WHAT TO WORK ON: Copy all lines that contain the word "this".

DATA ROWS:
★ ★ ★ ★ ★ ★ ★

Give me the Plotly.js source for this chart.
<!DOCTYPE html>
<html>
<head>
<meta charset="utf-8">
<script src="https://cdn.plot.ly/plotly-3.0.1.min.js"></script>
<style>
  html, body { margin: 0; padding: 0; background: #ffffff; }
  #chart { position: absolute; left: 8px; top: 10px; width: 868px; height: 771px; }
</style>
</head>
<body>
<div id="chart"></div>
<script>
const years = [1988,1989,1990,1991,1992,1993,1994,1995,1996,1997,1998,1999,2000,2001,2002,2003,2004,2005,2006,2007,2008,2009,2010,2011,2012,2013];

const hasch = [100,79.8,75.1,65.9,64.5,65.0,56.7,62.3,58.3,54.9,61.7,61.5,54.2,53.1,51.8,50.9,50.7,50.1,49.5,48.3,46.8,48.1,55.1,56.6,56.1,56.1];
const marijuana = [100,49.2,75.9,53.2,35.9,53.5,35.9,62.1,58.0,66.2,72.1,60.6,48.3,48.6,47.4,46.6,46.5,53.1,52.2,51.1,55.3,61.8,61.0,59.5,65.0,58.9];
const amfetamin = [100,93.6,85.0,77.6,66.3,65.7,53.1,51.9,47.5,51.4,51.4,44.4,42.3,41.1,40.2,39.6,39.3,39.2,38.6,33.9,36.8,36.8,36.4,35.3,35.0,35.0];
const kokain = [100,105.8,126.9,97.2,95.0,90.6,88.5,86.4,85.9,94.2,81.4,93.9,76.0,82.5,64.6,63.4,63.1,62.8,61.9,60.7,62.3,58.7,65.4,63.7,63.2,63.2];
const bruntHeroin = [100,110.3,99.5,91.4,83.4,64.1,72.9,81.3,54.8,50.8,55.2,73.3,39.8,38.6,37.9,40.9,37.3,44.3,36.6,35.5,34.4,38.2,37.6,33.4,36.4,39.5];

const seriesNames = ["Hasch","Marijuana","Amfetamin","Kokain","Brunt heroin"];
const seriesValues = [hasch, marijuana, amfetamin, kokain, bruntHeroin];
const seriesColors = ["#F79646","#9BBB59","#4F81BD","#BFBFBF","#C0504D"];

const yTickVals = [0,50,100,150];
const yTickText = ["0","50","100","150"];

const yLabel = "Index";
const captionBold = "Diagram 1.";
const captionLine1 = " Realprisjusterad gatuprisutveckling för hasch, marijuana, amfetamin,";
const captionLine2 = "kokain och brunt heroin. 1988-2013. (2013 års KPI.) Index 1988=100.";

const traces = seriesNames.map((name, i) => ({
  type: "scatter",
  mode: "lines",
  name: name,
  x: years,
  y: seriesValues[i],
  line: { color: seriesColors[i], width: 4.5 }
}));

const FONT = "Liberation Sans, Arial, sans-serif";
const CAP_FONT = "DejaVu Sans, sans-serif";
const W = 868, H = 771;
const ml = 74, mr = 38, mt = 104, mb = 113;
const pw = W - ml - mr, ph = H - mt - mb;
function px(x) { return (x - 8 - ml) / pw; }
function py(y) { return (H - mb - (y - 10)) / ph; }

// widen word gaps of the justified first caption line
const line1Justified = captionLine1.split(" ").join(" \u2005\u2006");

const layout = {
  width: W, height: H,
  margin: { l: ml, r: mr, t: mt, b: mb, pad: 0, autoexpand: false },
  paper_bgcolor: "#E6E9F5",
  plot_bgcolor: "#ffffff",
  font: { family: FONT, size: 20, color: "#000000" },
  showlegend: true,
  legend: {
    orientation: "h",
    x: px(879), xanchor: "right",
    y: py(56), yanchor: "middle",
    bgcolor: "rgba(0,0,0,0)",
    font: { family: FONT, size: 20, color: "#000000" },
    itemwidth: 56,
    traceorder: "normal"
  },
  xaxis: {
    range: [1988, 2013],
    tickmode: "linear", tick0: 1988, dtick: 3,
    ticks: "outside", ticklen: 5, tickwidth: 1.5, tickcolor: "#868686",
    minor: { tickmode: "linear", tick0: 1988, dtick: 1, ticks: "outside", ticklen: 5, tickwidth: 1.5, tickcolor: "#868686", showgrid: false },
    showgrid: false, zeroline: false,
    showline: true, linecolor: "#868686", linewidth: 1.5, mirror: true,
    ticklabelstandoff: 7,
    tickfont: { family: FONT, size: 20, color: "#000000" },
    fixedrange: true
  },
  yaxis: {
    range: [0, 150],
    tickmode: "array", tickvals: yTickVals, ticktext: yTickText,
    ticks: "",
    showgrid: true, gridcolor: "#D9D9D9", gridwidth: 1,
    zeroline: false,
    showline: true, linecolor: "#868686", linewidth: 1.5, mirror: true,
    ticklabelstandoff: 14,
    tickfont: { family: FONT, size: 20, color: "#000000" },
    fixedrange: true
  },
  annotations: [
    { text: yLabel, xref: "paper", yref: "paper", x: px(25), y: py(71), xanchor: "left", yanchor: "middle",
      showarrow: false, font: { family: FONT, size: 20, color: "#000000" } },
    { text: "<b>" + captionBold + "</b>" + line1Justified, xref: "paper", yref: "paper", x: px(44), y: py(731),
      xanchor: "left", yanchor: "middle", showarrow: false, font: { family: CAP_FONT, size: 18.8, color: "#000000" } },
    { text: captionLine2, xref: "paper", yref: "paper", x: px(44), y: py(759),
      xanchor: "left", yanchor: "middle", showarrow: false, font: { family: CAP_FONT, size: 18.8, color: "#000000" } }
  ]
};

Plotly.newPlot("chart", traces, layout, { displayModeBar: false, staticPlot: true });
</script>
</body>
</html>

★ ★ ★ ★ ★ ★ ★

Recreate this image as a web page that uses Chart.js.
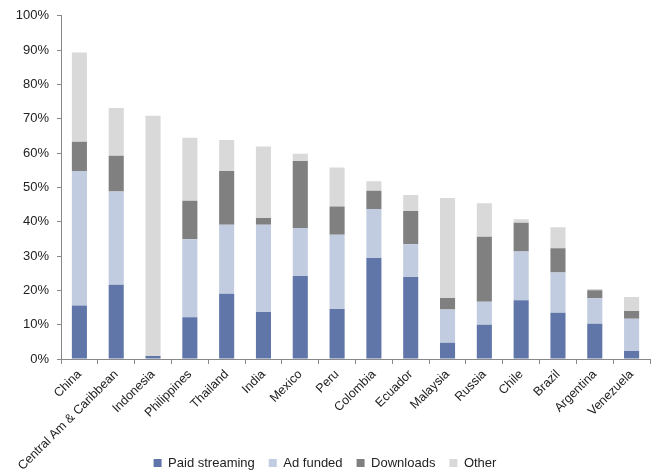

★ ★ ★ ★ ★ ★ ★

WRITTEN ANSWER:
Give me the Plotly.js source for this chart.
Recreate this image as a web page that uses Chart.js.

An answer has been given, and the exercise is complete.